A mediator would also remind Japan – as China frequently has – that, under Article 121(3) of the UN Convention on the Law of the Sea, decisions of the International Court of Justice and international practice, these tiny, uninhabited spits of land that cannot sustain economic life on their own are not entitled to the 200-nautical-mile EEZ and resources of the adjacent continental shelf enjoyed by genuine “islands”.
It is time for Japan to reassess its views on the international law of the sea. Those of its views that are plainly irresponsible only discredit others that deserve serious consideration. Perhaps most insulting to the world community is its claim that the rock called Okinotorishima that constitutes Japan's southernmost “land”, a reef system with land at high tide no larger than a kingsized bed, is entitled to an EEZ and continental shelf.

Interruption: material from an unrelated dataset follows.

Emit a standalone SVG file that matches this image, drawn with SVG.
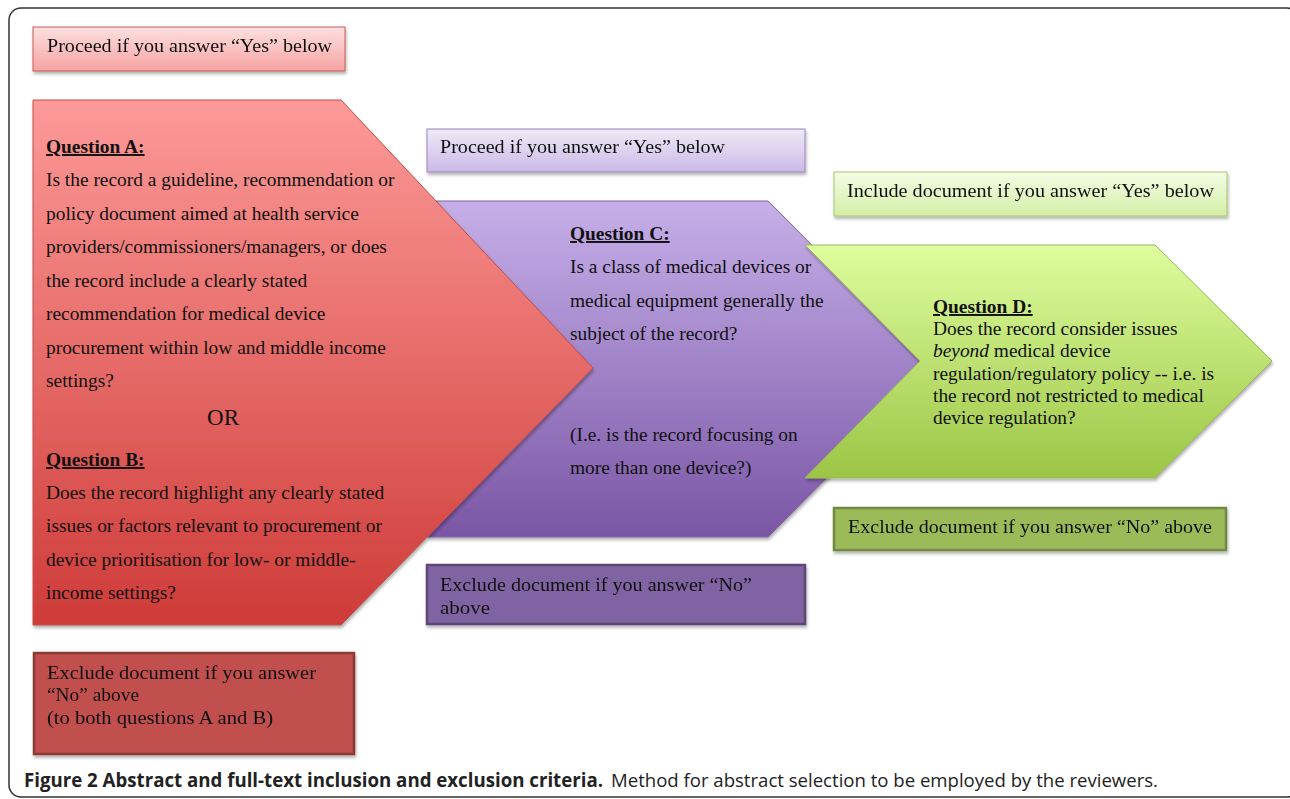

If Japan wants to peacefully settle its East China Sea boundaries with China, it should also abandon its unpersuasive claim that the Diaoyu-Senkaku are entitled to an EEZ and continental shelf. Their ownership would thus become much less important and could be temporarily set aside. Then the parties could continue negotiations to reconcile China's claim to control the economic resources of its vast continental shelf with Japan's endorsement of the widely accepted principle of drawing equidistant EEZ boundaries between neighbouring coasts.
Even before completing the complex details of a boundary agreement, they can also implement their long-pending plans to jointly develop petroleum resources in disputed areas.
To avoid future clashes over the Diaoyu-Senkaku, the parties should establish some co-ordinating mechanisms, including a hotline like the one China suggested to Vietnam. Although neither side is enthusiastic about international adjudication, to divert domestic nationalist passions into constructive channels, they should display enough confidence in their legal positions to refer the territorial sovereignty dispute to the International Court of Justice, the International Tribunal for the Law of the Sea or an agreed arbitration panel. Further dithering is dangerous and unproductive.
Jerome A. Cohen is professor and codirector of the US-Asia Law Institute at NYU School of Law and adjunct senior fellow for Asia at the Council on Foreign Relations. Jon M. Van Dyke is professor and Carlsmith Ball Faculty Scholar at the William S. Richardson School of Law at the University of Hawaii at Manoa.